Рождение волшебницы (Маслюков) - страница 42

Откуда-то взялись музыканты, разобрали два гудка, трубу и барабан. Маленький ловкий барабан оказался в руках на удивление миловидной девушки в ладном, но скромном для столь блистательного общества платье. Владетельский сын Шеболов подал музыкантам знак, и Юлий уловил влажный, словно бы размягченный взгляд, который барабанщица бросила на юного вельможу.

Взгляд этот был ясен ему, как невзначай сорвавшееся признание. Сердце его кольнула боль, ибо считанных мгновений хватило Юлию, чтобы осознать, как хороша и чиста девушка, и ощутить неприязнь к Шеболову сыну. Но, что и говорить, юный вельможа и создан был для любви, так же, как милая, с чистым открытым лбом барабанщица создана, чтобы влюбиться… в это горделивое лицо со слегка взгорбленным носом. Тщательно ухоженные волосы, завитые мелкими кольцами, рассыпались по плечам юноши, как небрежно брошенная груда драгоценностей.

Все это был только миг.

Музыканты взыграли, девушка застучала проворными пальцами в барабан и сразу же улыбнулась – такая девушка не могла не засветиться радостью при звуках задорного наигрыша, а Юлий… Ему ничего не оставалось, как сдернуть с головы брата подушку. Что он и сделал, благоразумно отстранившись от готовой брыкаться ноги.

Громол дернулся и застонал, переворачиваясь лицом в постель, зажал уши, но защититься от музыки уже не мог. Наконец, он взрычал и подскочил, вызверившись, хватил подушку и, мгновенно обежав глазами музыкантов, миновал девушку, чтобы двинуть гудочника, – накрыл его вместе с прижатым к щеке гудком. Жалобно тренькнула струна, и все стихло. Громол стоял в постели на коленях, дико озираясь.

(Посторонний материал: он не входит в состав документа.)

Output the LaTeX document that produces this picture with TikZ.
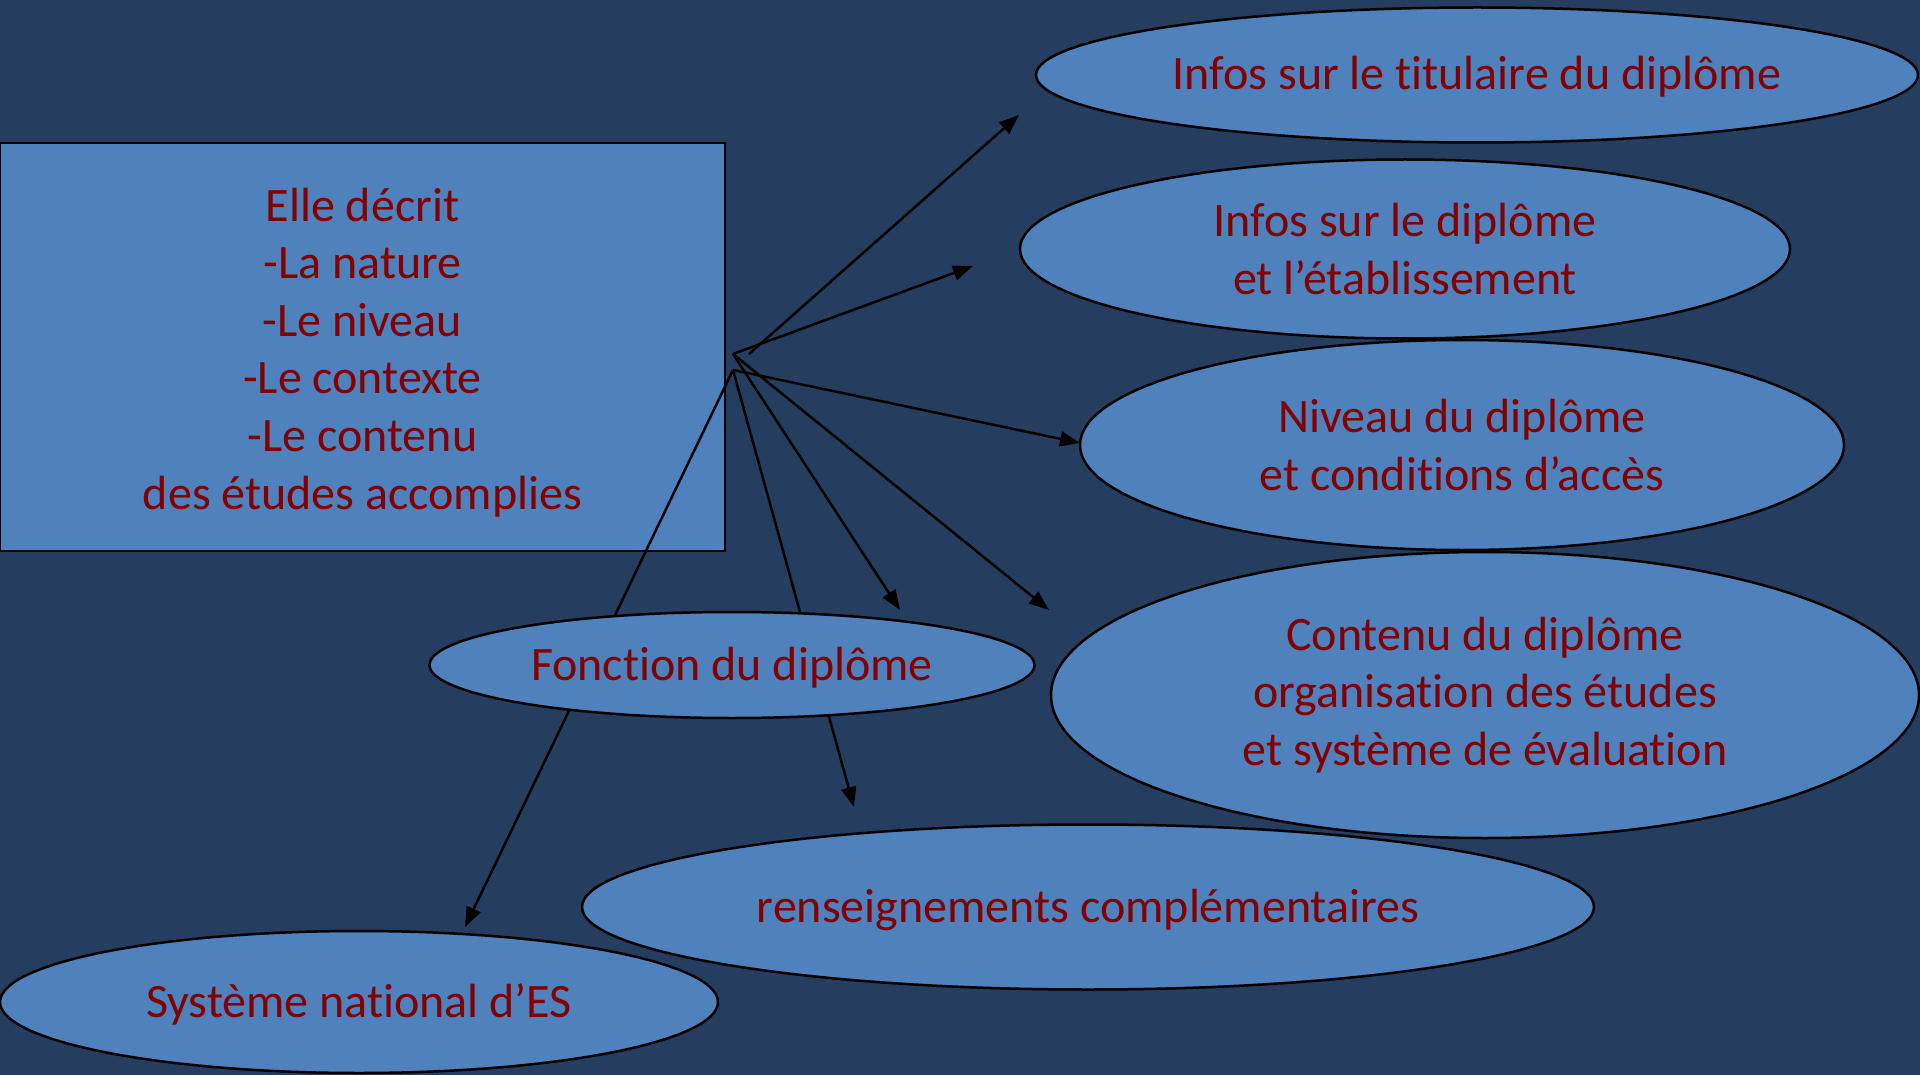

Боже милостивый! Изможденное, желтое, с запавшими щеками лицо его, лихорадочный сухой блеск глаз потрясли Юлия.

И никто-никто, ни один человек вокруг, роковой печати не видел! Даже барабанщица, чью чуткую душу постиг Юлий, не ужаснулась, а обиделась, потупила глаза и утихомирила барабан, плотно накрыв его раскинутыми врозь пальцами.

– Юлька! – довольно спокойно произнес Громол, воззрившись на младшего брата. – Тебя-то сюда какой черт принес?

– У меня дело, – сообщил тот, замявшись.

– Дело! – ухмыльнулся Громол, однако в насмешливой интонации проскальзывало и нечто ласковое. Снисходительное. Наследник, отделяя Юльку от своих приспешников и подручников, всеми своими ухватками как будто свидетельствовал, что блажной братишка не подлежит ни гневу, ни чрезмерным насмешкам. Что его расположение к младшему брату есть нечто неизменное, стоящее выше болезненных перемен и прихотей, за которые будут расплачиваться другие. – Дело! – повторил он, совсем смягчаясь. – Тогда полезай! – и прихлопнул по постели.